Gaps in EDA tools developed in China

Over the past decade there has been progress in EDA technologies developed in China, but gaps remain. Key shortcomings include:

  • A lack of core digital design tools covering the full digital design flow.
  • Insufficient support for advanced process nodes; only a few tools support 14 nm, 7 nm, or 5 nm.
  • A shortage of EDA systems for manufacturing and test that meet the needs of foundries and test houses.
  • Missing core verification tools and integrated verification platforms; a complete EDA toolchain for verification is lacking.

Recent research indicates that EDA tools developed in China have a very small share of the Chinese market (around 0.8%). Observers note that the EDA market has intense international competition and limited margins, and that close collaboration between tools and advanced process design is required to solve critical “toolchain” challenges.

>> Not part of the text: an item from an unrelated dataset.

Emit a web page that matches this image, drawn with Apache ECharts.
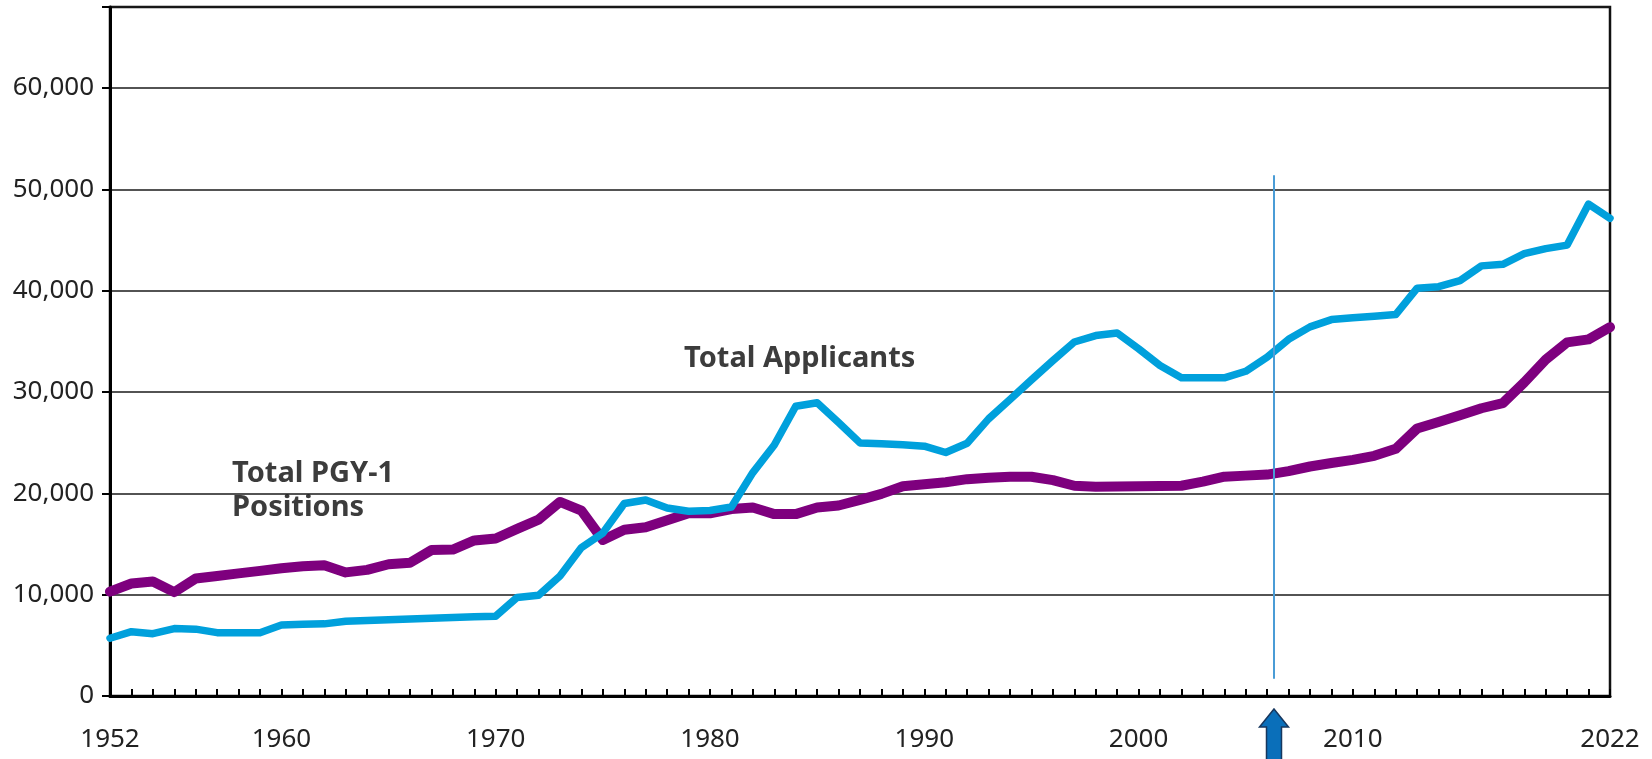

International EDA vendors currently offer comprehensive solutions across dynamic simulation, emulation/prototyping, and formal verification, and they continue to improve verification efficiency through methodology and adjacent technologies. In comparison, verification tool development in China is still at an early stage. Domestic EDA offerings have explored verification primarily in back-end implementation and chip test phases, but China-developed tool suites for digital integrated circuit verification during SoC design remain limited. Many Chinese chip design companies continue to rely on international EDA vendors for verification tools during SoC development.

Conclusion

Verification cannot prove the absence of all bugs; its role is to increase confidence to a point where the remaining risk is acceptable. Different SoC types require tailored verification strategies, tools, and environments. Large SoCs need complex flows that integrate multiple tools—virtual prototypes, simulators, emulators, and formal engines—in scalable and reusable ways.

Although verification tools developed in China are at an early stage and face a long road ahead, increasing SoC complexity and the resulting diversity of verification techniques may create opportunities for new entrants. The key challenges remain tool scalability, standards, power and security-aware verification, and hardware-software co-verification.